Rees-Mogg urges Brexiteers to trust PM on compromises in EU talks
The Leader of the Commons says compromise will be needed to get a deal but Leavers can trust Boris Johnson not to concede too much.
Jacob Rees-Mogg has warned Brexiteers the Government will have to make compromises to get a deal but insists they can trust Boris Johnson not to concede too much to Brussels.
The Leader of the Commons, who was a thorn in the side of Theresa May over Brexit before joining Mr Johnson’s administration, said the Prime Minister had dedicated his political career to the cause of EU withdrawal.
His comments will be seen as a sign of nervousness that hardline Tory Brexiteers could scupper any agreement Mr Johnson is able to reach, just as they thwarted his predecessor.
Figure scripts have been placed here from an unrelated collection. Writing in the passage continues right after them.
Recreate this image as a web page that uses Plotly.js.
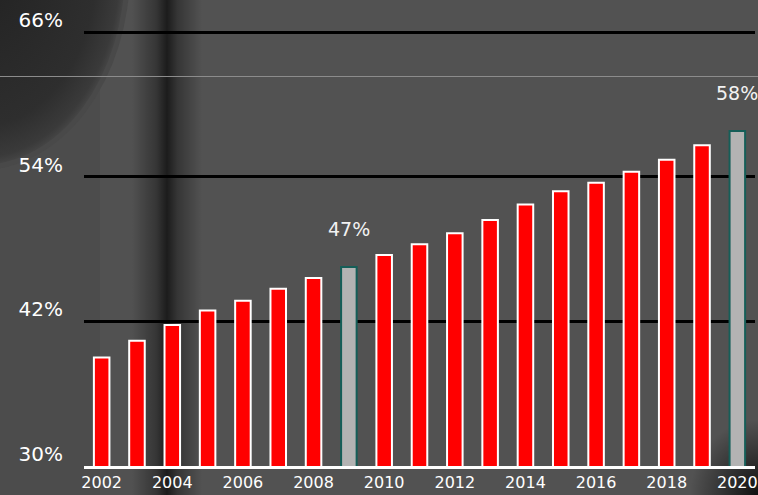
<!DOCTYPE html>
<html>
<head>
<meta charset="utf-8">
<script src="https://cdn.plot.ly/plotly-3.0.1.min.js"></script>
<style>html,body{margin:0;padding:0;background:#525252;}#chart{width:758px;height:495px;}</style>
</head>
<body>
<div id="chart"></div>
<script>
// Data
var years = [2002, 2003, 2004, 2005, 2006, 2007, 2008, 2009, 2010, 2011, 2012, 2013, 2014, 2015, 2016, 2017, 2018, 2019, 2020];
var shares = [39.0, 40.4, 41.7, 42.9, 43.7, 44.7, 45.6, 46.5, 47.5, 48.4, 49.3, 50.4, 51.7, 52.8, 53.5, 54.4, 55.4, 56.6, 57.8];
var highlightYears = [2009, 2020];
var yTickVals = [30, 42, 54, 66];
var yTickText = ['30%', '42%', '54%', '66%'];
var xTickVals = [2002, 2004, 2006, 2008, 2010, 2012, 2014, 2016, 2018, 2020];

var fillColors = years.map(function (y) { return highlightYears.indexOf(y) >= 0 ? '#b3b3b3' : '#ff0000'; });
var lineColors = years.map(function (y) { return highlightYears.indexOf(y) >= 0 ? '#155e58' : '#ffffff'; });

var W = 758, H = 495, mL = 84, mR = 3, mT = 26, mB = 29;
var pw = W - mL - mR, ph = H - mT - mB;
var FONT = 'DejaVu Sans, Verdana, sans-serif';

var bgSvg = '<svg xmlns="http://www.w3.org/2000/svg" width="758" height="495" viewBox="0 0 758 495">' +
  '<defs>' +
  '<linearGradient id="band" x1="0" x2="1" y1="0" y2="0">' +
  '<stop offset="0" stop-color="#000" stop-opacity="0"/>' +
  '<stop offset="0.35" stop-color="#000" stop-opacity="0.35"/>' +
  '<stop offset="0.5" stop-color="#000" stop-opacity="0.66"/>' +
  '<stop offset="0.65" stop-color="#000" stop-opacity="0.35"/>' +
  '<stop offset="1" stop-color="#000" stop-opacity="0"/>' +
  '</linearGradient>' +
  '<radialGradient id="circ" cx="0.5" cy="0.5" r="0.5">' +
  '<stop offset="0" stop-color="#222"/>' +
  '<stop offset="0.8" stop-color="#2e2e2e"/>' +
  '<stop offset="0.96" stop-color="#3a3a3a"/>' +
  '<stop offset="1" stop-color="#444"/>' +
  '</radialGradient>' +
  '<radialGradient id="corner" cx="1" cy="1" r="1">' +
  '<stop offset="0" stop-color="#000" stop-opacity="0.8"/>' +
  '<stop offset="1" stop-color="#000" stop-opacity="0"/>' +
  '</radialGradient>' +
  '</defs>' +
  '<rect x="0" y="0" width="758" height="495" fill="#525252"/>' +
  '<rect x="0" y="0" width="150" height="495" fill="#4c4c4c"/>' +
  '<rect x="100" y="0" width="50" height="495" fill="#555" opacity="0.6"/>' +
  '<ellipse cx="-20" cy="-30" rx="150" ry="200" fill="#494949"/>' +
  '<ellipse cx="-20" cy="-30" rx="145" ry="195" fill="url(#circ)"/>' +
  '<rect x="132" y="0" width="70" height="495" fill="url(#band)"/>' +
  '<rect x="690" y="420" width="68" height="75" fill="url(#corner)"/>' +
  '<line x1="0" y1="76.5" x2="758" y2="76.5" stroke="#8c8c8c" stroke-width="1"/>' +
  '</svg>';
var bgUrl = 'data:image/svg+xml;charset=utf-8,' + encodeURIComponent(bgSvg);

var trace = {
  type: 'bar',
  x: years,
  y: shares,
  marker: { color: fillColors, line: { color: lineColors, width: 2 } },
  hoverinfo: 'x+y'
};

var annotations = highlightYears.map(function (y) {
  var v = shares[years.indexOf(y)];
  return {
    x: y, y: v, xref: 'x', yref: 'y',
    text: Math.round(v) + '%',
    showarrow: false, yshift: 38,
    font: { family: FONT, size: 19, color: '#f2f2f2' }
  };
});

var layout = {
  width: W, height: H,
  margin: { l: mL, r: mR, t: mT, b: mB, pad: 0 },
  paper_bgcolor: '#525252',
  plot_bgcolor: 'rgba(0,0,0,0)',
  showlegend: false,
  bargap: 0.56,
  font: { family: FONT, color: '#ffffff' },
  images: [{
    source: bgUrl, xref: 'paper', yref: 'paper',
    x: -mL / pw, y: 1 + mT / ph, sizex: W / pw, sizey: H / ph,
    xanchor: 'left', yanchor: 'top', sizing: 'stretch', layer: 'below'
  }],
  xaxis: {
    type: 'linear', range: [2001.5, 2020.5],
    tickmode: 'array', tickvals: xTickVals,
    showgrid: false, zeroline: false,
    showline: true, linecolor: '#ffffff', linewidth: 3,
    ticks: '', tickfont: { size: 16, color: '#ffffff' },
    fixedrange: true
  },
  yaxis: {
    range: [30, 66.5],
    tickmode: 'array', tickvals: yTickVals, ticktext: yTickText,
    showgrid: true, gridcolor: '#000000', gridwidth: 3,
    zeroline: false, showline: false, ticks: '',
    ticklabelstandoff: 20, ticklabelshift: -12,
    tickfont: { size: 20, color: '#ffffff' },
    fixedrange: true
  },
  annotations: annotations
};

Plotly.newPlot('chart', [trace], layout, { displayModeBar: false, staticPlot: true });
</script>
</body>
</html>
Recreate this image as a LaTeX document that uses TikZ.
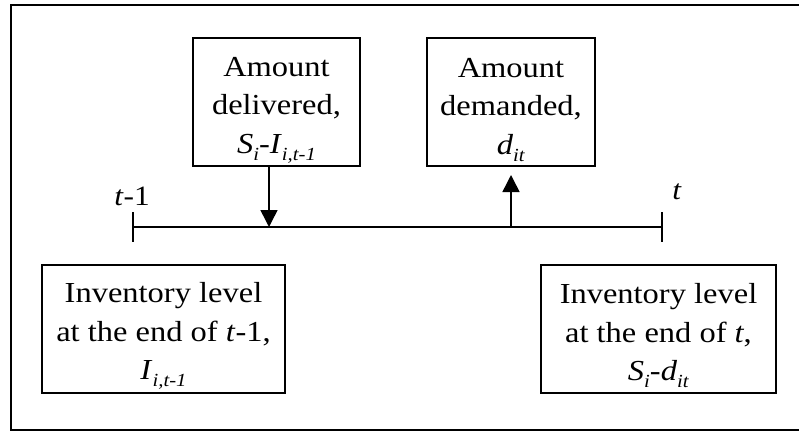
\documentclass[tikz,border=0pt]{standalone}
\usepackage{fontspec}
\setmainfont[FakeStretch=1.12]{Liberation Serif}
\usetikzlibrary{arrows.meta}
\newcommand{\sbs}[1]{\raisebox{-7pt}{\fontsize{18.5}{18.5}\selectfont\textit{#1}}}
\begin{document}
\begin{tikzpicture}[x=1pt,y=-1pt,
  box/.style={draw,line width=1.6pt,inner sep=0pt,minimum height=128pt},
  txt/.style={inner sep=0pt,align=center,font=\fontsize{29}{38.5}\selectfont},
  lbl/.style={inner sep=0pt,anchor=base,font=\fontsize{28}{34}\selectfont},
  arr/.style={line width=1.5pt,-{Triangle[width=17pt,length=17pt]}},
  tline/.style={line width=1.5pt}]
\useasboundingbox (0,0) rectangle (799,431);
\draw[line width=2pt] (799,5) -- (11,5) -- (11,429.5) -- (799,429.5);
% boxes
\node[box,minimum width=167pt] (del) at (276.5,102) {};
\node[txt] (delt) at ([yshift=-8pt]del.center) {Amount\\delivered,\\\textit{S}\sbs{i}-\textit{I}\sbs{i,t-1}};
\node[box,minimum width=168pt] (dem) at (511,102) {};
\node[txt] (demt) at ([yshift=-8pt]dem.center) {Amount\\demanded,\\\textit{d}\sbs{it}};
\node[box,minimum width=243pt] (invl) at (163.5,329) {};
\node[txt] (invlt) at ([yshift=-7pt]invl.center) {Inventory level\\at the end of \textit{t}-1,\\\textit{I}\sbs{i,t-1}};
\node[box,minimum width=235pt] (invr) at (658.5,329) {};
\node[txt] (invrt) at ([yshift=-7pt]invr.center) {Inventory level\\at the end of \textit{t},\\\textit{S}\sbs{i}-\textit{d}\sbs{it}};
% timeline
\coordinate (tl) at (133,227);
\coordinate (tr) at (662,227);
\draw[tline] (tl) -- (tr);
\draw[tline] ([yshift=15pt]tl) -- ([yshift=-15pt]tl);
\draw[tline] ([yshift=15pt]tr) -- ([yshift=-15pt]tr);
\node[lbl] (lt1) at (132,205) {\textit{t}-1};
\node[lbl] (lt) at (677,199) {\textit{t}};
% arrows
\coordinate (dA) at (269,227);
\draw[arr] (del.south -| dA) -- (dA);
\coordinate (uA) at (511,227);
\coordinate (uB) at (511,175);
\draw[arr] (uA) -- (uB);
\end{tikzpicture}
\end{document}
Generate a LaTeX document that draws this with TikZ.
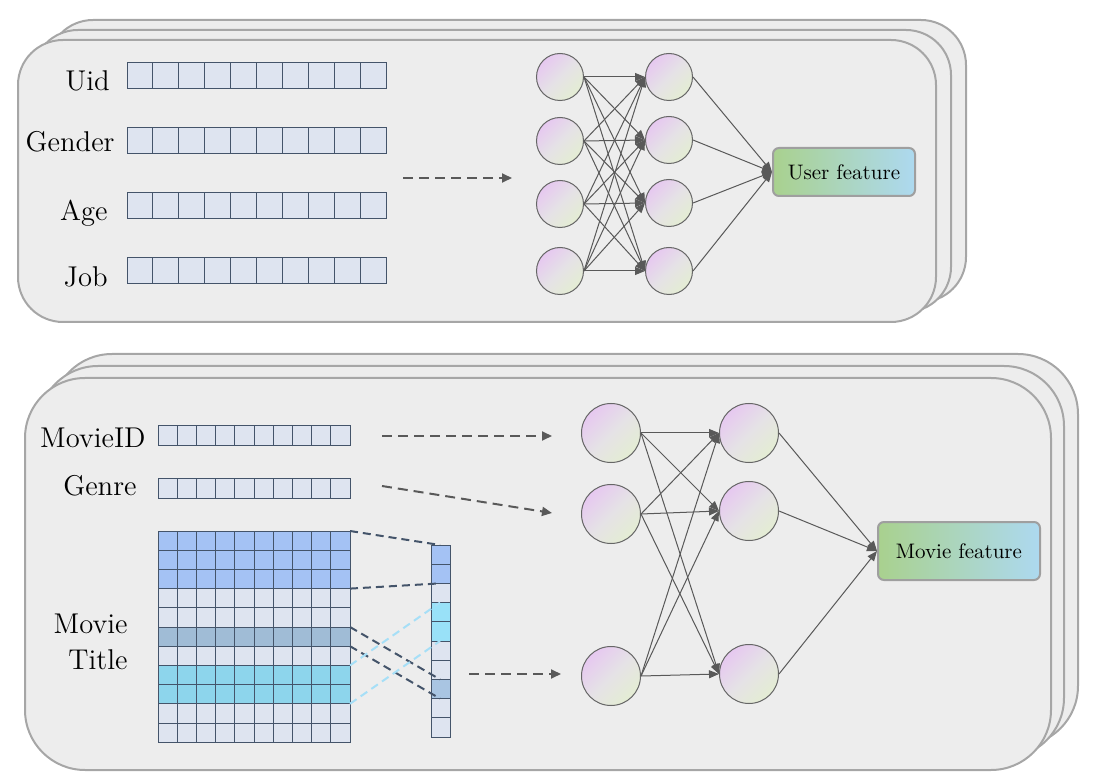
\documentclass[tikz,border=0pt]{standalone}
\usepackage{tikz}
\usetikzlibrary{arrows.meta, positioning}

\definecolor{panelfill}{HTML}{EDEDED}
\definecolor{panelline}{HTML}{A6A6A6}
\definecolor{cellfill}{HTML}{DEE4F0}
\definecolor{cellline}{HTML}{44546A}
\definecolor{wordblue}{HTML}{A4C2F4}
\definecolor{wordcyan}{HTML}{8DD5EC}
\definecolor{wordgray}{HTML}{A0BCD6}
\definecolor{veccyan}{HTML}{99E1F8}
\definecolor{vecgray}{HTML}{A9C5E2}
\definecolor{linkcyan}{HTML}{A6DFF7}
\definecolor{nlilac}{HTML}{E6C8F0}
\definecolor{nmid}{HTML}{E5E2E6}
\definecolor{ngreen}{HTML}{E4EDD3}
\definecolor{featgreen}{HTML}{A9D18E}
\definecolor{featblue}{HTML}{ADD9F0}
\definecolor{arrowgray}{HTML}{595959}

\newcommand{\fieldfont}{\fontsize{14.3}{17}\selectfont}
\newcommand{\featfont}{\fontsize{10.5}{12}\selectfont}

\tikzset{
  panel/.style={draw=panelline, fill=panelfill, line width=1pt},
  cell/.style={draw=cellline, line width=0.5pt},
  fieldname/.style={font=\fieldfont, inner sep=0pt},
  neuron/.style={circle, draw=gray!80!black, line width=0.5pt, inner sep=0pt,
    top color=nlilac, bottom color=ngreen, middle color=nmid, shading angle=45},
  feature/.style={draw=gray!75, line width=1pt, rounded corners=3pt, font=\featfont,
    left color=featgreen, right color=featblue},
  synapse/.style={draw=arrowgray, line width=0.5pt, -{Triangle[length=5pt,width=4pt]}},
  flow/.style={draw=arrowgray, line width=1pt, dash pattern=on 5pt off 3pt,
    -{Triangle[length=5pt,width=4.5pt]}},
  darklink/.style={draw=cellline, line width=1pt, dash pattern=on 4pt off 2.5pt},
  cyanlink/.style={draw=linkcyan, line width=1pt, dash pattern=on 4pt off 2.5pt}
}

\begin{document}
\begin{tikzpicture}[x=0.5pt, y=-0.5pt]
\useasboundingbox (0,0) rectangle (1100,781);

% user side
\draw[panel, rounded corners=22.5pt] (48,20) rectangle (966,302);
\draw[panel, rounded corners=22.5pt] (33,30) rectangle (951,312);
\draw[panel, rounded corners=22.5pt] (18,40) rectangle (936,322);

\node[fieldname, anchor=base east] (uid) at (110,91) {Uid};
\node[fieldname, anchor=base east] (gender) at (115,152) {Gender};
\node[fieldname, anchor=base east] (age) at (108,221) {Age};
\node[fieldname, anchor=base east] (job) at (108,286) {Job};
\foreach \y in {63,128,193,258}
  \foreach \i in {0,...,9}
    \draw[cell, fill=cellfill] (127+\i*25.9,\y) rectangle ++(25.9,26);

\coordinate (userin) at (403,178);
\coordinate (userout) at (512,178);
\draw[flow] (userin) -- (userout);

\foreach \y [count=\i] in {77,141,204,271}
  \node[neuron, minimum size=23.5pt] (ua\i) at (560,\y) {};
\foreach \y [count=\i] in {77,140,203,271}
  \node[neuron, minimum size=23.5pt] (ub\i) at (669,\y) {};
\node[feature, minimum width=71pt, minimum height=24pt] (user) at (844,172) {User feature};

\foreach \i in {1,...,4}
  \foreach \j in {1,...,4}
    \draw[synapse] (ua\i.east) -- (ub\j.west);
\foreach \j in {1,...,4}
  \draw[synapse] (ub\j.east) -- (user.west);

% movie side
\draw[panel, rounded corners=30pt] (52,354) rectangle (1078,746);
\draw[panel, rounded corners=30pt] (38,366) rectangle (1064,758);
\draw[panel, rounded corners=30pt] (25,378) rectangle (1051,770);

\node[fieldname, anchor=base east] (movieid) at (146,448) {MovieID};
\node[fieldname, anchor=base east] (genre) at (137,495) {Genre};
\node[fieldname, anchor=base east] (movie) at (128,633) {Movie};
\node[fieldname, anchor=base east] (title) at (128,669) {Title};

\foreach \y in {426,479}
  \foreach \i in {0,...,9}
    \draw[cell, fill=cellfill] (158+\i*19.2,\y) rectangle ++(19.2,19.2);

% title words and pooled vector
\foreach \r/\c in {0/wordblue,1/wordblue,2/wordblue,3/cellfill,4/cellfill,5/wordgray,
                   6/cellfill,7/wordcyan,8/wordcyan,9/cellfill,10/cellfill}
  \foreach \i in {0,...,9}
    \draw[cell, fill=\c] (158+\i*19.2,531+\r*19.2) rectangle ++(19.2,19.2);
\foreach \r/\c in {0/wordblue,1/wordblue,2/cellfill,3/veccyan,4/veccyan,5/cellfill,
                   6/cellfill,7/vecgray,8/cellfill,9/cellfill}
  \draw[cell, fill=\c] (431,545+\r*19.2) rectangle ++(19.2,19.2);

\coordinate (blueA) at (350,531);
\coordinate (blueB) at (350,588.6);
\coordinate (grayA) at (350,627);
\coordinate (grayB) at (350,646.2);
\coordinate (cyanA) at (350,665.4);
\coordinate (cyanB) at (350,703.8);
\coordinate (vblueA) at (440,545);
\coordinate (vblueB) at (440,583.4);
\coordinate (vcyanA) at (440,602.6);
\coordinate (vcyanB) at (440,641);
\coordinate (vgrayA) at (440,679.4);
\coordinate (vgrayB) at (440,698.6);
\draw[darklink] (blueA) -- (vblueA);
\draw[darklink] (blueB) -- (vblueB);
\draw[darklink] (grayA) -- (vgrayA);
\draw[darklink] (grayB) -- (vgrayB);
\draw[cyanlink] (cyanA) -- (vcyanA);
\draw[cyanlink] (cyanB) -- (vcyanB);

\coordinate (idin) at (382,436);
\coordinate (idout) at (552,436);
\coordinate (genrein) at (382,486);
\coordinate (genreout) at (552,513);
\coordinate (titlein) at (469,674);
\coordinate (titleout) at (561,674);
\draw[flow] (idin) -- (idout);
\draw[flow] (genrein) -- (genreout);
\draw[flow] (titlein) -- (titleout);

\foreach \y [count=\i] in {433,514,676}
  \node[neuron, minimum size=29.5pt] (ma\i) at (611,\y) {};
\foreach \y [count=\i] in {433,511,674}
  \node[neuron, minimum size=29.5pt] (mb\i) at (749,\y) {};
\node[feature, minimum width=81pt, minimum height=29pt] (movief) at (959,551) {Movie feature};

\foreach \i in {1,...,3}
  \foreach \j in {1,...,3}
    \draw[synapse] (ma\i.east) -- (mb\j.west);
\foreach \j in {1,...,3}
  \draw[synapse] (mb\j.east) -- (movief.west);
\end{tikzpicture}
\end{document}
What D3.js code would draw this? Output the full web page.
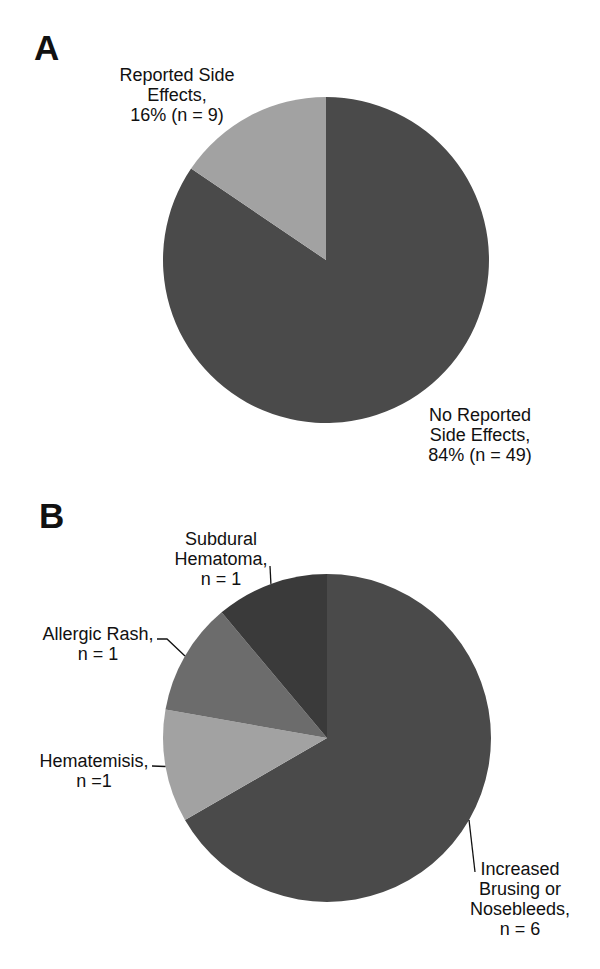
<!DOCTYPE html>
<html>
<head>
<meta charset="utf-8">
<script src="https://cdn.jsdelivr.net/npm/d3@7"></script>
<style>
  body { margin: 0; background: #fff; }
  text { font-family: 'Liberation Sans', Arial, sans-serif; fill: #111; }
</style>
</head>
<body>
<div id="chart"></div>
<script>
// panel A data
const aCategories = ['No Reported Side Effects', 'Reported Side Effects']
const aCounts = [49, 9]
const aLabels = [
  ['No Reported', 'Side Effects,', '84% (n = 49)'],
  ['Reported Side', 'Effects,', '16% (n = 9)']
]

// panel B data
const bCategories = ['Increased Brusing or Nosebleeds', 'Hematemisis', 'Allergic Rash', 'Subdural Hematoma']
const bCounts = [6, 1, 1, 1]
const bLabels = [
  ['Increased', 'Brusing or', 'Nosebleeds,', 'n = 6'],
  ['Hematemisis,', 'n =1'],
  ['Allergic Rash,', 'n = 1'],
  ['Subdural', 'Hematoma,', 'n = 1']
]

const width = 600
const height = 969

const svg = d3.select('#chart')
  .append('svg')
  .attr('width', width)
  .attr('height', height)

const pie = d3.pie().sort(null).value(d => d.value)

function drawPie (opts) {
  const data = opts.categories.map((c, i) => ({ name: c, value: opts.counts[i], label: opts.labels[i] }))
  const arcs = pie(data)
  const arc = d3.arc().innerRadius(0).outerRadius(opts.r)
  const color = d3.scaleOrdinal().domain(opts.categories).range(opts.colors)

  const g = svg.append('g')
    .attr('transform', 'translate(' + opts.cx + ',' + opts.cy + ')')

  g.selectAll('path')
    .data(arcs)
    .enter()
    .append('path')
    .attr('d', arc)
    .attr('fill', d => color(d.data.name))

  // leader lines, from the slice edge to the label
  arcs.forEach((d, i) => {
    const lay = opts.layout[i]
    if (!lay.leader) return
    const mid = (d.startAngle + d.endAngle) / 2
    const ex = Math.sin(mid) * opts.r
    const ey = -Math.cos(mid) * opts.r
    const pts = [[ex, ey]].concat(lay.leader.map(p => [p[0] - opts.cx, p[1] - opts.cy]))
    g.append('path')
      .attr('d', d3.line()(pts))
      .attr('fill', 'none')
      .attr('stroke', '#111')
      .attr('stroke-width', 1.3)
  })

  // labels
  arcs.forEach((d, i) => {
    const lay = opts.layout[i]
    const t = svg.append('text')
      .attr('text-anchor', 'middle')
      .attr('font-size', 18)
    d.data.label.forEach((line, j) => {
      t.append('tspan')
        .attr('x', lay.x)
        .attr('y', lay.y + j * 20)
        .text(line)
    })
  })
}

drawPie({
  categories: aCategories,
  counts: aCounts,
  labels: aLabels,
  colors: ['#4a4a4a', '#a2a2a2'],
  cx: 326,
  cy: 260,
  r: 163,
  layout: [
    { x: 480, y: 421 },
    { x: 177, y: 81 }
  ]
})

drawPie({
  categories: bCategories,
  counts: bCounts,
  labels: bLabels,
  colors: ['#4a4a4a', '#a2a2a2', '#6c6c6c', '#3a3a3a'],
  cx: 327,
  cy: 738,
  r: 164,
  layout: [
    { x: 520, y: 875, leader: [[475, 872]] },
    { x: 94, y: 767, leader: [[152, 766]] },
    { x: 98, y: 640, leader: [[167, 639], [157, 639]] },
    { x: 221, y: 545, leader: [[270, 566]] }
  ]
})

// panel letters
svg.append('text')
  .attr('x', 34)
  .attr('y', 60)
  .attr('font-size', 35)
  .attr('font-weight', 'bold')
  .text('A')

svg.append('text')
  .attr('x', 39)
  .attr('y', 528)
  .attr('font-size', 35)
  .attr('font-weight', 'bold')
  .text('B')
</script>
</body>
</html>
They come as UK and EU officials were continuing to negotiate through the weekend in an attempt to agree the basis of a deal which could be put to EU leaders at this week’s crucial Brussels summit starting on Thursday.
Writing in The Sunday Telegraph, Mr Rees-Mogg said: “In the final stages of the Brexit negotiation, compromise will inevitably be needed, something even the staunchest Leavers recognise albeit unwillingly – but as a Leaver Boris can be trusted.
“He wants to take back control and has dedicated his political career to this noble cause. If he thinks the ship of state is worth an extra ha’porth of tar he deserves support.”
His comments came as the DUP, whose votes are likely to be crucial to getting a deal through Parliament, fired a warning shot to the Prime Minister over a reported compromise to end the deadlock over the Northern Ireland backstop.
Deputy leader Nigel Dodds warned the mooted plan – reportedly being discussed by EU and UK officials in Brussels in the wake of Mr Johnson’s meeting last week with Irish premier Leo Varadkar – “cannot work”.
Reports from the Belgian capital claimed the Prime Minister had sought to revive a proposal first put forward by Mrs May for a customs partnership between the UK and the EU.
The scheme, intended to avoid the need for customs controls on the island of Ireland, would see Northern Ireland remain politically in a customs union with the EU but it would be administered by the UK.
However Mr Dodds told the Italian La Repubblica newspaper that Northern Ireland “must stay in a full UK customs union, full stop”.
“It cannot work because Northern Ireland has to remain fully part of the UK customs union,” he said.
He added: “There is a lot of stuff coming from Brussels, pushed by the Europeans in the last hours, but one thing is sure: Northern Ireland must remain fully part of the UK customs union. And Boris Johnson knows it very well.”
British officials have so far remained tight-lipped in the face of the reports.
The reported plan would create a customs border in the Irish Sea with goods travelling from the rest of the UK to Northern Ireland being subject to tariffs which Britain would collect on behalf of the EU.
Businesses would then be able to claim a rebate once they had shown the goods were for consumption in the UK market.
However it would mean that Northern Ireland would be able to benefit from any post-Brexit trade deals the UK struck with other countries around the world.
The EU’s chief negotiator Michel Barnier is due to brief EU ambassadors and MEPs on Monday on progress in the talks.